§ What you need to do: From the listing below, pull out every line where the string "seaborn" appears.

------------------------------------------------------------------------

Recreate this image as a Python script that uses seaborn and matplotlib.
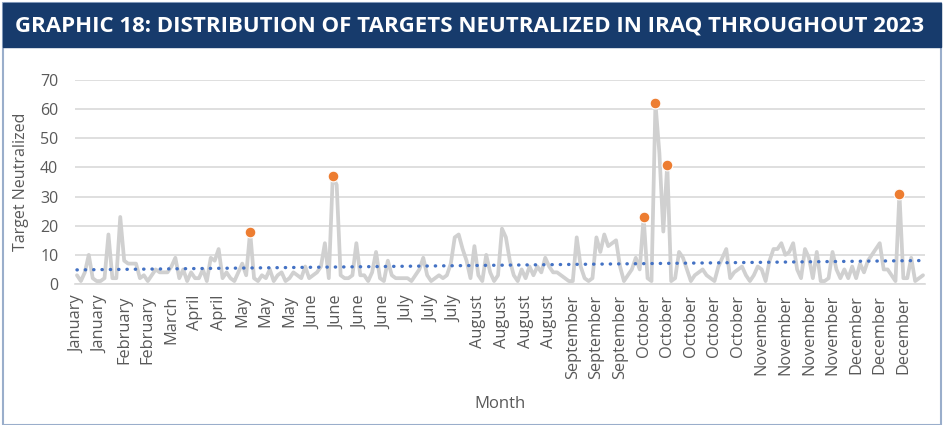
import numpy as np
import pandas as pd
import matplotlib
matplotlib.use("Agg")
import matplotlib.pyplot as plt
import seaborn as sns
from matplotlib.patches import Rectangle

# weekly-ish counts, split into chunks
jan_apr = [3, 1, 4, 10, 2, 1, 1, 2, 17, 2, 2, 23, 8, 7, 7, 7, 2, 3, 1, 3,
           5, 4, 4, 4, 6, 9, 2, 5, 1, 4, 2, 2, 5, 1, 9, 8, 12, 2, 4, 2,
           1, 4, 7, 3]
may_jul = [18, 2, 1, 3, 2, 5, 1, 3, 4, 1, 2, 4, 3, 2, 6, 2, 3, 4, 6, 14,
           2, 37, 34, 3, 2, 2, 3, 14, 3, 3, 1, 4, 11, 2, 1, 8, 3, 2, 2, 2,
           2, 1, 3, 5, 9, 3, 1, 2, 3, 2, 3, 7, 16, 17, 12, 8]
aug_sep = [2, 13, 3, 1, 10, 4, 1, 3, 19, 16, 8, 3, 1, 5, 2, 6, 3, 6, 4, 9,
           6, 4, 4, 3, 2, 1, 1, 16, 6, 2, 1, 2, 16, 11, 17, 13, 14, 15, 6, 1,
           3, 5, 9, 5]
oct_dec = [23, 2, 1, 62, 45, 18, 41, 1, 2, 11, 9, 5, 1, 3, 4, 5, 3, 2, 1, 6,
           9, 12, 2, 4, 5, 6, 3, 1, 3, 6, 5, 1, 8, 12, 12, 14, 10, 11, 14, 5,
           2, 12, 9, 2, 11, 1, 1, 2, 11, 5, 2, 5, 2, 6, 2, 7, 4, 8, 10, 12,
           14, 5, 5, 3, 1, 31, 2, 2, 9, 1, 2, 3]

month_labels = (["January"] * 2 + ["February"] * 2 + ["March"] + ["April"] * 2
                + ["May"] * 3 + ["June"] * 4 + ["July"] * 3 + ["August"] * 4
                + ["September"] * 3 + ["October"] * 5 + ["November"] * 4
                + ["December"] * 3)

# points marked in orange
highlight_idx = [44, 65, 144, 147, 150, 209]

targets = jan_apr + may_jul + aug_sep + oct_dec
df = pd.DataFrame({"idx": np.arange(len(targets)), "targets": targets})
df["trend"] = np.polyval(np.polyfit(df["idx"], df["targets"], 1), df["idx"])
hl = df.loc[highlight_idx]

sns.set_theme(style="white")
plt.rcParams["font.family"] = ["Open Sans", "DejaVu Sans"]

fig = plt.figure(figsize=(9.44, 4.25), dpi=100)

# frame and title banner
fig.patches.append(Rectangle((3 / 944, 0), 938 / 944, 422 / 425, transform=fig.transFigure,
                             fill=False, edgecolor="#9aaecb", lw=1.5))
fig.patches.append(Rectangle((3 / 944, 1 - 47 / 425), 938 / 944, 44 / 425, transform=fig.transFigure,
                             facecolor="#173b6c", edgecolor="#173b6c"))
fig.text(15 / 944, 1 - 26 / 425, "GRAPHIC 18: DISTRIBUTION OF TARGETS NEUTRALIZED IN IRAQ THROUGHOUT 2023",
         color="white", fontsize=16, fontweight="bold", family=["Open Sans", "DejaVu Sans"],
         va="center", ha="left")

ax = fig.add_axes([75 / 944, 1 - 284 / 425, 850 / 944, 204 / 425])
sns.lineplot(data=df, x="idx", y="targets", color="#d0d0d0", lw=2.7, ax=ax, zorder=3)
sns.lineplot(data=df, x="idx", y="trend", color="#4472c4", lw=2.4, ax=ax, zorder=4,
             linestyle=(0, (0.1, 2.4)), dash_capstyle="round")
sns.scatterplot(data=hl, x="idx", y="targets", color="#ed7d31", s=60, edgecolor="white",
                linewidth=0.8, ax=ax, zorder=5)

ax.set_xlim(-0.5, len(targets) - 0.5)
ax.set_ylim(0, 70)
ax.set_yticks(range(0, 71, 10))
ax.set_xticks(np.arange(0, len(targets), 6))
ax.set_xticklabels(month_labels, rotation=90)
ax.yaxis.grid(True, color="#d9d9d9", lw=1.2)
ax.set_axisbelow(True)
for s in ["top", "right", "left"]:
    ax.spines[s].set_visible(False)
ax.spines["bottom"].set_color("#d9d9d9")
ax.spines["bottom"].set_linewidth(1.2)
ax.tick_params(axis="both", colors="#595959", length=0)
ax.tick_params(axis="y", pad=12, labelsize=11.5)
ax.tick_params(axis="x", pad=8, labelsize=11.8)
ax.set_xlabel("Month", color="#595959", fontsize=12, labelpad=12)
ax.set_ylabel("Target Neutralized", color="#595959", fontsize=11.5, labelpad=8)

fig.savefig("out.png", dpi=100)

------------------------------------------------------------------------

§ Response for this exercise:
Recreate this image as a Python script that uses seaborn and matplotlib.
import seaborn as sns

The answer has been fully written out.